Head Coach Bill Belichick did not anoint Smith the team's new starter by any stretch. As is the case with most of the team's 17 signings this offseason, Smith came to New England with the purpose of improving depth and increasing competition in training camp. He certainly will get the opportunity to start, and having a one-year deal certainly gives him motivation to make the most of this season.
"It is in no way any kind of reflection or there shouldn't be any kind of negative connotation toward Kevin [Faulk], Robert [Edwards] or J.R. [Redmond]," Belichick said. "I have spoken with all those players and told them the way I feel, which is that those guys have all had real good off-seasons. I am very pleased with what they've done and the progress that all three of them have made and I am very excited about working with them."
Despite the offseason work, none of the three backs can be handed the feature back role without trepidation. Redmond, who worked with the first unit in mini-camp, failed to get through a whole game as a starter in his rookie year.
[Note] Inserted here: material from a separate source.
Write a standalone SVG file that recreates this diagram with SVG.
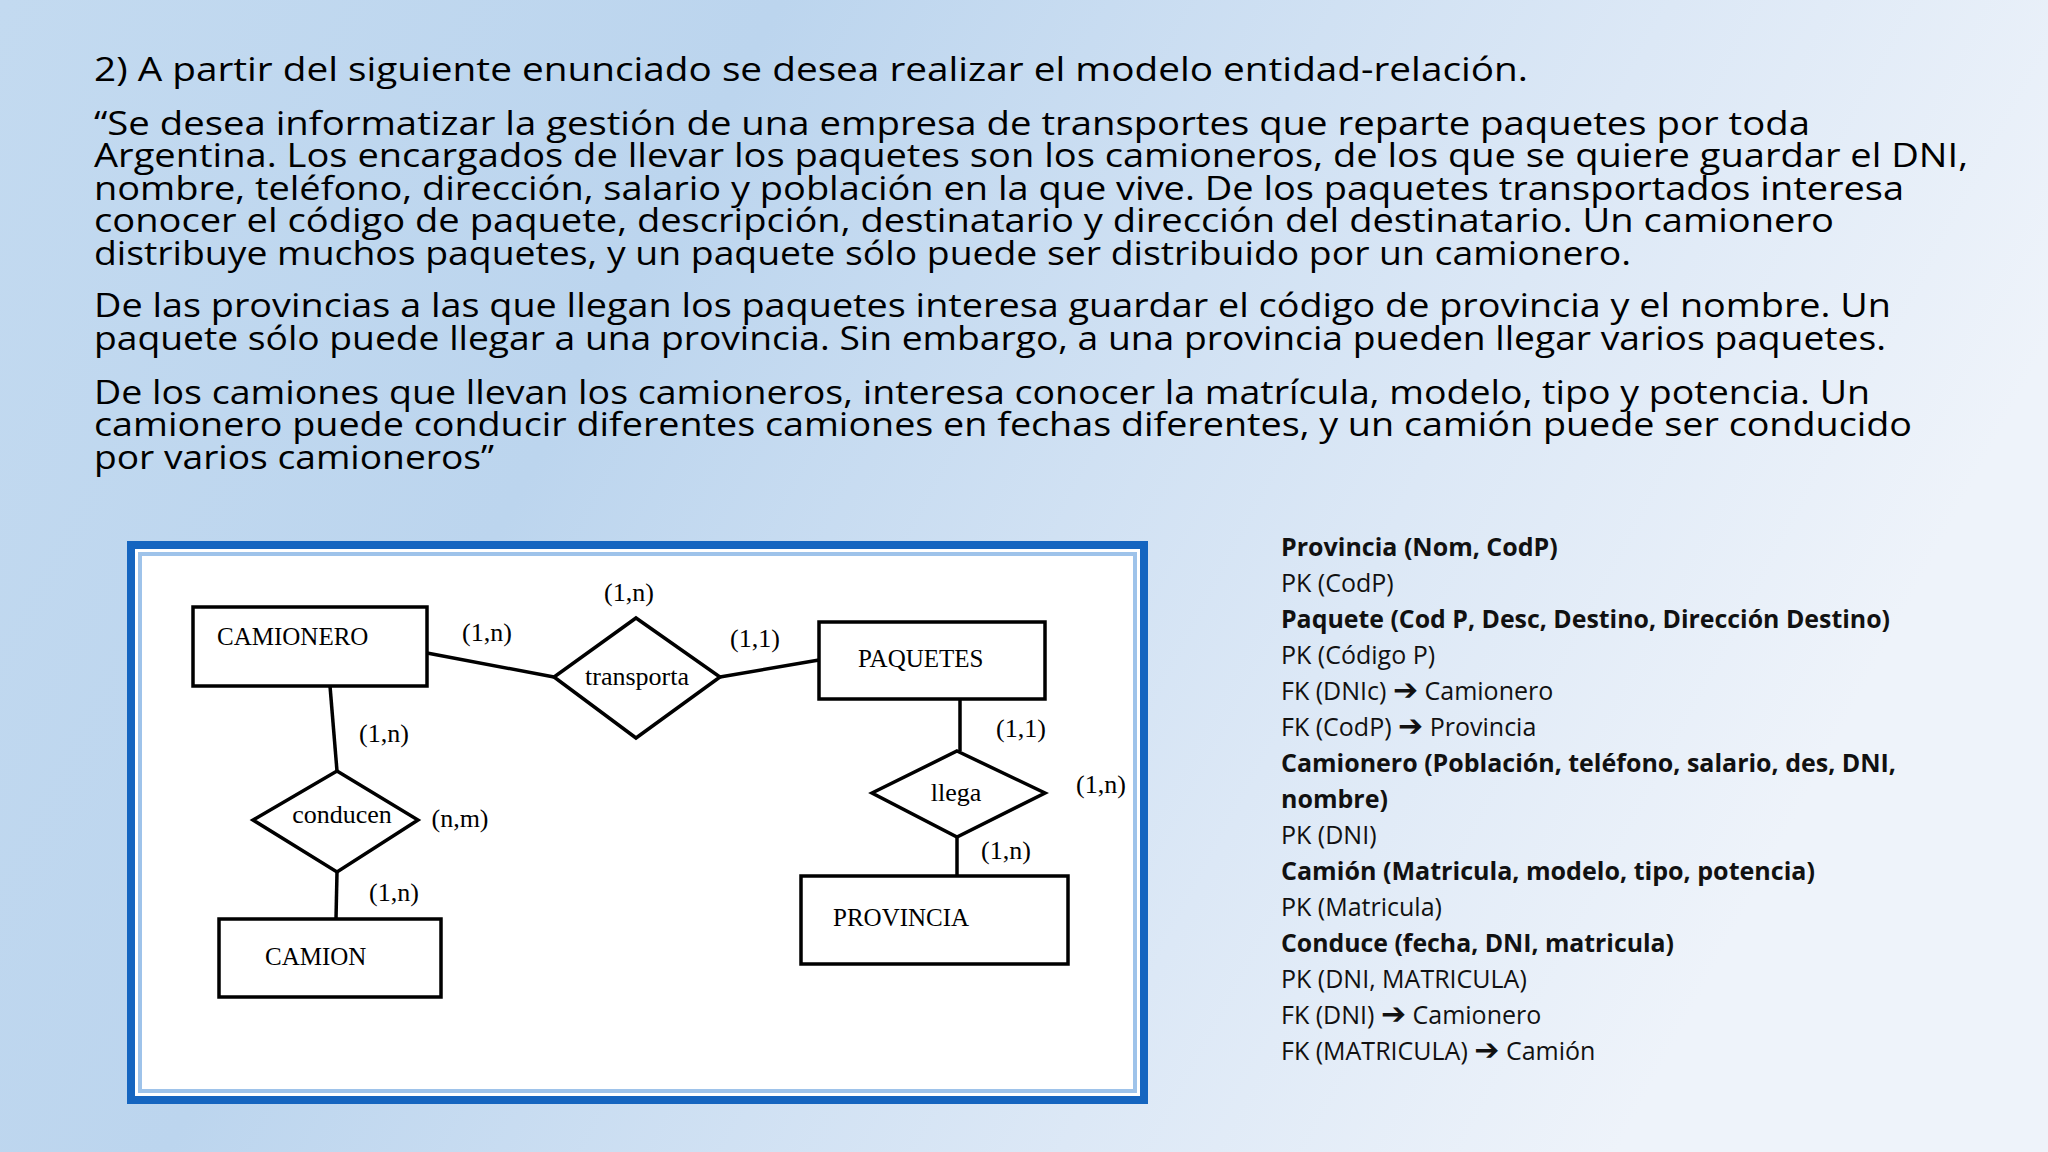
<svg xmlns="http://www.w3.org/2000/svg" width="2048" height="1152" viewBox="0 0 2048 1152">
<defs>
<linearGradient id="bg" x1="0" y1="0" x2="1" y2="0.3">
<stop offset="0" stop-color="#c3daf0"/>
<stop offset="0.35" stop-color="#bcd5ee"/>
<stop offset="0.75" stop-color="#dce8f6"/>
<stop offset="1" stop-color="#eef3fa"/>
</linearGradient>
<style>
.p{font-family:"Open Sans","Noto Sans",sans-serif;font-size:33px;fill:#000}
.n{font-family:"Liberation Serif",serif;font-size:25px;fill:#000}
.c{font-family:"Liberation Serif",serif;font-size:26px;fill:#000;text-anchor:middle}
.r{font-family:"Open Sans","Noto Sans",sans-serif;font-size:25px;fill:#111}
.b{font-weight:bold}
.a{font-family:"DejaVu Sans",sans-serif;font-size:30px;font-weight:bold}
.sh{fill:#fff;stroke:#000;stroke-width:3.5}
.ln{stroke:#000;stroke-width:3.5;fill:none}
</style>
</defs>
<rect width="2048" height="1152" fill="url(#bg)"/>
<g id="enunciado">
<text class="p" x="94" y="81" textLength="1434" lengthAdjust="spacingAndGlyphs">2)  A partir del siguiente enunciado se desea realizar el modelo entidad-relación.</text>
<text class="p" x="94" y="135" textLength="1716" lengthAdjust="spacingAndGlyphs">“Se desea informatizar la gestión de una empresa de transportes que reparte paquetes por toda</text>
<text class="p" x="94" y="167" textLength="1874" lengthAdjust="spacingAndGlyphs">Argentina. Los encargados de llevar los paquetes son los camioneros, de los que se quiere guardar el DNI,</text>
<text class="p" x="94" y="200" textLength="1810" lengthAdjust="spacingAndGlyphs">nombre, teléfono, dirección, salario y población en la que vive. De los paquetes transportados interesa</text>
<text class="p" x="94" y="232" textLength="1740" lengthAdjust="spacingAndGlyphs">conocer el código de paquete, descripción, destinatario y dirección del destinatario. Un camionero</text>
<text class="p" x="94" y="265" textLength="1537" lengthAdjust="spacingAndGlyphs">distribuye muchos paquetes, y un paquete sólo puede ser distribuido por un camionero.</text>
<text class="p" x="94" y="317" textLength="1797" lengthAdjust="spacingAndGlyphs">De las provincias a las que llegan los paquetes interesa guardar el código de provincia y el nombre. Un</text>
<text class="p" x="94" y="350" textLength="1792" lengthAdjust="spacingAndGlyphs">paquete sólo puede llegar a una provincia. Sin embargo, a una provincia pueden llegar varios paquetes.</text>
<text class="p" x="94" y="404" textLength="1776" lengthAdjust="spacingAndGlyphs">De los camiones que llevan los camioneros, interesa conocer la matrícula, modelo, tipo y potencia. Un</text>
<text class="p" x="94" y="436" textLength="1818" lengthAdjust="spacingAndGlyphs">camionero puede conducir diferentes camiones en fechas diferentes, y un camión puede ser conducido</text>
<text class="p" x="94" y="469" textLength="400" lengthAdjust="spacingAndGlyphs">por varios camioneros”</text>
</g>
<g id="marco">
<rect x="131" y="545" width="1013" height="555" fill="#fff" stroke="#1565c0" stroke-width="8"/>
<rect x="140" y="554" width="995" height="537" fill="#fff" stroke="#9ec3ea" stroke-width="4"/>
</g>
<g id="connectors">
<line class="ln" x1="427" y1="653" x2="554" y2="677"/>
<line class="ln" x1="720" y1="677" x2="819" y2="660"/>
<line class="ln" x1="330" y1="686" x2="337" y2="771"/>
<line class="ln" x1="337" y1="872" x2="336" y2="919"/>
<line class="ln" x1="960" y1="699" x2="960" y2="751"/>
<line class="ln" x1="957" y1="837" x2="957" y2="876"/>
</g>
<g id="camionero"><rect class="sh" x="193" y="607" width="234" height="79"/><text class="n" x="217" y="645">CAMIONERO</text></g>
<g id="paquetes"><rect class="sh" x="819" y="622" width="226" height="77"/><text class="n" x="858" y="667">PAQUETES</text></g>
<g id="camion"><rect class="sh" x="219" y="919" width="222" height="78"/><text class="n" x="265" y="965">CAMION</text></g>
<g id="provincia"><rect class="sh" x="801" y="876" width="267" height="88"/><text class="n" x="833" y="926">PROVINCIA</text></g>
<g id="transporta"><polygon class="sh" points="636,618 720,677 636,738 554,677"/><text class="c" x="637" y="685">transporta</text></g>
<g id="conducen"><polygon class="sh" points="337,771 418,820 337,872 253,820"/><text class="c" x="342" y="823">conducen</text></g>
<g id="llega"><polygon class="sh" points="957,751 1045,793 957,837 872,793"/><text class="c" x="956" y="801">llega</text></g>
<g id="cardinalidades">
<text class="c" x="629" y="601">(1,n)</text>
<text class="c" x="487" y="641">(1,n)</text>
<text class="c" x="755" y="647">(1,1)</text>
<text class="c" x="384" y="742">(1,n)</text>
<text class="c" x="460" y="827">(n,m)</text>
<text class="c" x="394" y="901">(1,n)</text>
<text class="c" x="1021" y="737">(1,1)</text>
<text class="c" x="1101" y="793">(1,n)</text>
<text class="c" x="1006" y="859">(1,n)</text>
</g>
<g id="modelo-relacional">
<text class="r b" x="1281" y="556">Provincia (Nom, CodP)</text>
<text class="r" x="1281" y="592">PK (CodP)</text>
<text class="r b" x="1281" y="628" textLength="609" lengthAdjust="spacingAndGlyphs">Paquete (Cod P, Desc, Destino, Dirección Destino)</text>
<text class="r" x="1281" y="664">PK (Código P)</text>
<text class="r" x="1281" y="700">FK (DNIc) <tspan class="a">➔</tspan> Camionero</text>
<text class="r" x="1281" y="736">FK (CodP) <tspan class="a">➔</tspan> Provincia</text>
<text class="r b" x="1281" y="772" textLength="615" lengthAdjust="spacingAndGlyphs">Camionero (Población, teléfono, salario, des, DNI,</text>
<text class="r b" x="1281" y="808">nombre)</text>
<text class="r" x="1281" y="844">PK (DNI)</text>
<text class="r b" x="1281" y="880" textLength="534" lengthAdjust="spacingAndGlyphs">Camión (Matricula, modelo, tipo, potencia)</text>
<text class="r" x="1281" y="916">PK (Matricula)</text>
<text class="r b" x="1281" y="952" textLength="393" lengthAdjust="spacingAndGlyphs">Conduce (fecha, DNI, matricula)</text>
<text class="r" x="1281" y="988">PK (DNI, MATRICULA)</text>
<text class="r" x="1281" y="1024">FK (DNI) <tspan class="a">➔</tspan> Camionero</text>
<text class="r" x="1281" y="1060">FK (MATRICULA) <tspan class="a">➔</tspan> Camión</text>
</g>
</svg>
Edwards has been away for two years because of an injury that nearly cost him his leg, and Faulk has been dogged by fumbling problems.
"There's a certain degree of uncertainty about all the players we currently have at that position, and this gives us a little bit more depth there," Belichick said. "I couldn't really ask J.R., Kevin or Robert to do any more than they've done. I think that they are all well prepared to go into training camp and to go into the season and we will just see how it turns out."
Smith said he got calls from Carolina, Dallas, Miami, Minnesota, Philadelphia and Cleveland, but he wanted to stay in the AFC East with a team for whom he could start.
"I know everything about the AFC East," Smith said. "There really wasn't that much difference between [New England] being in last place last year and Miami winning the division. It's just that they've had nothing to complement the running game. That's what my job is, to come in here and help get the job done."
Smith is the biggest back on the roster. At 6-2, 230 pounds, he is built more for running between the tackles, which is something he is accustomed to.
"I've been running inside my whole life," Smith said. "They say I am too big to run outside. I prefer running inside the tackles. You can't run outside unless you set it up by running inside effectively. I know my job is going to be to run inside the tackles. I have no problem with that, and that is what I will do."
Two days before Smith came, Parker was added to the defensive line competition. The 6-3, 274-pound defensive tackle spent the last four seasons with the Seattle Seahawks after going undrafted out of North Carolina.
Parker started all 16 games for Seattle in 2000, his first year as a full-time starter. Ironically, Parker was not brought back to Seattle after the Seahawks signed former Patriot Chad Eaton and Minnesota defensive tackle John Randle this offseason.
Hill joined New England off waivers from Buffalo June 13. Most of his three-year career was spent on special teams, where he had seven stops in eight games last season. His best year was 1999, when he made 14 special teams tackles for Miami. Hill was brought in after the Patriots lost rookie cornerback Brock Williams to a knee injury in passing camp. The third-round pick is expected to miss at least the bulk of the season, and his absence left the secondary depth a bit short.